§ GIVEN DATA

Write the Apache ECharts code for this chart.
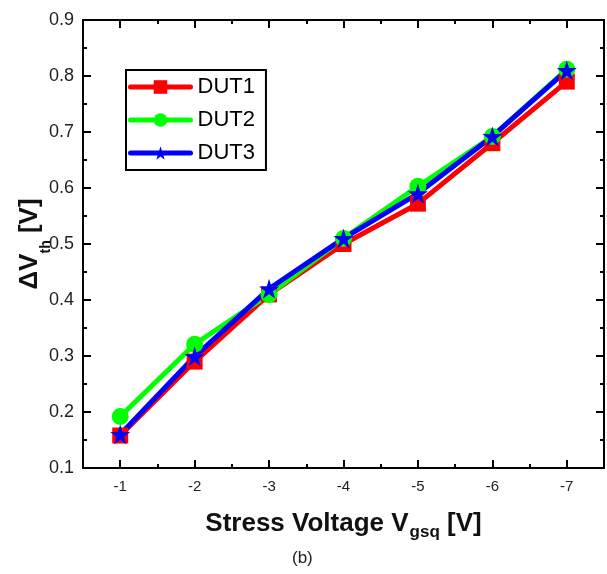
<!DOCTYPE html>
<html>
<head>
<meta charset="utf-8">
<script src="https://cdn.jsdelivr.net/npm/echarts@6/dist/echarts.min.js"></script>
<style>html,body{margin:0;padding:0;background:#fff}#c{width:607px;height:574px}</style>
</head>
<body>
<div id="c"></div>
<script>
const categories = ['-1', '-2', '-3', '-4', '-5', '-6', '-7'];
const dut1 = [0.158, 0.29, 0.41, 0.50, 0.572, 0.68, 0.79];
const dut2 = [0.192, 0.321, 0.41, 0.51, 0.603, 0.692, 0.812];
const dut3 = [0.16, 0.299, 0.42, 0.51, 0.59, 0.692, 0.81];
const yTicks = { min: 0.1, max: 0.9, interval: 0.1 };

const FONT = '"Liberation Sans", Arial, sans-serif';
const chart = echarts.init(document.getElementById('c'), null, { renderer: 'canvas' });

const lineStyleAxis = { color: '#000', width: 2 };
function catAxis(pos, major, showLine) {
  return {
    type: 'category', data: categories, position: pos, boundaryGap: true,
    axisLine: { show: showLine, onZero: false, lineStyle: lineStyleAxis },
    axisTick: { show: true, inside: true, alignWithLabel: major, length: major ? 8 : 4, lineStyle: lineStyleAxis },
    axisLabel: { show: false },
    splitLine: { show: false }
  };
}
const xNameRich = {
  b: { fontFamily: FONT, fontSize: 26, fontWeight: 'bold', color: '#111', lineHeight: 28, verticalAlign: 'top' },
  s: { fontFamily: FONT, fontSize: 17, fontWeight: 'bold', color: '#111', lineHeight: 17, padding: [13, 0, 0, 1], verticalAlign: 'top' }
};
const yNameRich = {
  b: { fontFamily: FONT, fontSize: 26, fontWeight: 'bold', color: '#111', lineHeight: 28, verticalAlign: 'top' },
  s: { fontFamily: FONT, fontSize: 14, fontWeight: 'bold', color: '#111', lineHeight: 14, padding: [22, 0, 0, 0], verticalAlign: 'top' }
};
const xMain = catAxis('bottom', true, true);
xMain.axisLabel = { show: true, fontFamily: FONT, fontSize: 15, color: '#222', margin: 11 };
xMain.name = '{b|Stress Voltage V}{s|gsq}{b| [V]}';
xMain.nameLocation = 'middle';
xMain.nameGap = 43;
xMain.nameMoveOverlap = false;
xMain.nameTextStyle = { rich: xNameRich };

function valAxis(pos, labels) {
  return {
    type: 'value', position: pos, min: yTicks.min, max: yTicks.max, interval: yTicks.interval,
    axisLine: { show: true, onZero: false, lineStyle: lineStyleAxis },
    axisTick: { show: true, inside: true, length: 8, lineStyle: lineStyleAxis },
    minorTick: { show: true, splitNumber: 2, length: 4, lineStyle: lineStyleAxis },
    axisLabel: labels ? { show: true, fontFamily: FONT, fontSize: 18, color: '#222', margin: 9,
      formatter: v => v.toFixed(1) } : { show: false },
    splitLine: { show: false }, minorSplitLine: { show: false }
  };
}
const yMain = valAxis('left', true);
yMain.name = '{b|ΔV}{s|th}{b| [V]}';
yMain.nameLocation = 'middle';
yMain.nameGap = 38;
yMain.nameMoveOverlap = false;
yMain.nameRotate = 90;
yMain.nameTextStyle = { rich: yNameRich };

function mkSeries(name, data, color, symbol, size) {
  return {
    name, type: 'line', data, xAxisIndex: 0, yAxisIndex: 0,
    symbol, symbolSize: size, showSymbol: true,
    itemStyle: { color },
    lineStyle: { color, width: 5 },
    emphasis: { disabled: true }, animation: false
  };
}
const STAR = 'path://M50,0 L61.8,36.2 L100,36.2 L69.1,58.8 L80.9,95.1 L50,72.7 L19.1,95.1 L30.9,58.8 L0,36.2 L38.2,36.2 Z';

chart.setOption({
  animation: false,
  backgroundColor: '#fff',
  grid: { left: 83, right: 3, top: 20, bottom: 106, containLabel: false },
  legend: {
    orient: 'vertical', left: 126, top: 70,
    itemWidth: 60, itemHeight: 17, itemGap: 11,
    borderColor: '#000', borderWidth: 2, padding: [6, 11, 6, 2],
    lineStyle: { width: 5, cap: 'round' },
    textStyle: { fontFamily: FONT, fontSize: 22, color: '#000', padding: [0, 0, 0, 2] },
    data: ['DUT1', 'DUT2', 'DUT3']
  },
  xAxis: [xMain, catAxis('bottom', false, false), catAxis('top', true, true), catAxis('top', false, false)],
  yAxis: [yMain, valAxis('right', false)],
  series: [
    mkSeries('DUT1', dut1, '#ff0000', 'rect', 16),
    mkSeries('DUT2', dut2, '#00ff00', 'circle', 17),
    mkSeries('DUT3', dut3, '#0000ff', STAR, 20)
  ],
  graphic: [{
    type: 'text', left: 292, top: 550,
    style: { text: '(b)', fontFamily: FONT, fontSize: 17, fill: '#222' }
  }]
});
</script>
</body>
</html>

§ GOAL
Transcribe the material as is, with images omitted.

§ WRITTEN ANSWER
Write the Apache ECharts code for this chart.
<!DOCTYPE html>
<html>
<head>
<meta charset="utf-8">
<script src="https://cdn.jsdelivr.net/npm/echarts@6/dist/echarts.min.js"></script>
<style>html,body{margin:0;padding:0;background:#fff}#c{width:607px;height:574px}</style>
</head>
<body>
<div id="c"></div>
<script>
const categories = ['-1', '-2', '-3', '-4', '-5', '-6', '-7'];
const dut1 = [0.158, 0.29, 0.41, 0.50, 0.572, 0.68, 0.79];
const dut2 = [0.192, 0.321, 0.41, 0.51, 0.603, 0.692, 0.812];
const dut3 = [0.16, 0.299, 0.42, 0.51, 0.59, 0.692, 0.81];
const yTicks = { min: 0.1, max: 0.9, interval: 0.1 };

const FONT = '"Liberation Sans", Arial, sans-serif';
const chart = echarts.init(document.getElementById('c'), null, { renderer: 'canvas' });

const lineStyleAxis = { color: '#000', width: 2 };
function catAxis(pos, major, showLine) {
  return {
    type: 'category', data: categories, position: pos, boundaryGap: true,
    axisLine: { show: showLine, onZero: false, lineStyle: lineStyleAxis },
    axisTick: { show: true, inside: true, alignWithLabel: major, length: major ? 8 : 4, lineStyle: lineStyleAxis },
    axisLabel: { show: false },
    splitLine: { show: false }
  };
}
const xNameRich = {
  b: { fontFamily: FONT, fontSize: 26, fontWeight: 'bold', color: '#111', lineHeight: 28, verticalAlign: 'top' },
  s: { fontFamily: FONT, fontSize: 17, fontWeight: 'bold', color: '#111', lineHeight: 17, padding: [13, 0, 0, 1], verticalAlign: 'top' }
};
const yNameRich = {
  b: { fontFamily: FONT, fontSize: 26, fontWeight: 'bold', color: '#111', lineHeight: 28, verticalAlign: 'top' },
  s: { fontFamily: FONT, fontSize: 14, fontWeight: 'bold', color: '#111', lineHeight: 14, padding: [22, 0, 0, 0], verticalAlign: 'top' }
};
const xMain = catAxis('bottom', true, true);
xMain.axisLabel = { show: true, fontFamily: FONT, fontSize: 15, color: '#222', margin: 11 };
xMain.name = '{b|Stress Voltage V}{s|gsq}{b| [V]}';
xMain.nameLocation = 'middle';
xMain.nameGap = 43;
xMain.nameMoveOverlap = false;
xMain.nameTextStyle = { rich: xNameRich };

function valAxis(pos, labels) {
  return {
    type: 'value', position: pos, min: yTicks.min, max: yTicks.max, interval: yTicks.interval,
    axisLine: { show: true, onZero: false, lineStyle: lineStyleAxis },
    axisTick: { show: true, inside: true, length: 8, lineStyle: lineStyleAxis },
    minorTick: { show: true, splitNumber: 2, length: 4, lineStyle: lineStyleAxis },
    axisLabel: labels ? { show: true, fontFamily: FONT, fontSize: 18, color: '#222', margin: 9,
      formatter: v => v.toFixed(1) } : { show: false },
    splitLine: { show: false }, minorSplitLine: { show: false }
  };
}
const yMain = valAxis('left', true);
yMain.name = '{b|ΔV}{s|th}{b| [V]}';
yMain.nameLocation = 'middle';
yMain.nameGap = 38;
yMain.nameMoveOverlap = false;
yMain.nameRotate = 90;
yMain.nameTextStyle = { rich: yNameRich };

function mkSeries(name, data, color, symbol, size) {
  return {
    name, type: 'line', data, xAxisIndex: 0, yAxisIndex: 0,
    symbol, symbolSize: size, showSymbol: true,
    itemStyle: { color },
    lineStyle: { color, width: 5 },
    emphasis: { disabled: true }, animation: false
  };
}
const STAR = 'path://M50,0 L61.8,36.2 L100,36.2 L69.1,58.8 L80.9,95.1 L50,72.7 L19.1,95.1 L30.9,58.8 L0,36.2 L38.2,36.2 Z';

chart.setOption({
  animation: false,
  backgroundColor: '#fff',
  grid: { left: 83, right: 3, top: 20, bottom: 106, containLabel: false },
  legend: {
    orient: 'vertical', left: 126, top: 70,
    itemWidth: 60, itemHeight: 17, itemGap: 11,
    borderColor: '#000', borderWidth: 2, padding: [6, 11, 6, 2],
    lineStyle: { width: 5, cap: 'round' },
    textStyle: { fontFamily: FONT, fontSize: 22, color: '#000', padding: [0, 0, 0, 2] },
    data: ['DUT1', 'DUT2', 'DUT3']
  },
  xAxis: [xMain, catAxis('bottom', false, false), catAxis('top', true, true), catAxis('top', false, false)],
  yAxis: [yMain, valAxis('right', false)],
  series: [
    mkSeries('DUT1', dut1, '#ff0000', 'rect', 16),
    mkSeries('DUT2', dut2, '#00ff00', 'circle', 17),
    mkSeries('DUT3', dut3, '#0000ff', STAR, 20)
  ],
  graphic: [{
    type: 'text', left: 292, top: 550,
    style: { text: '(b)', fontFamily: FONT, fontSize: 17, fill: '#222' }
  }]
});
</script>
</body>
</html>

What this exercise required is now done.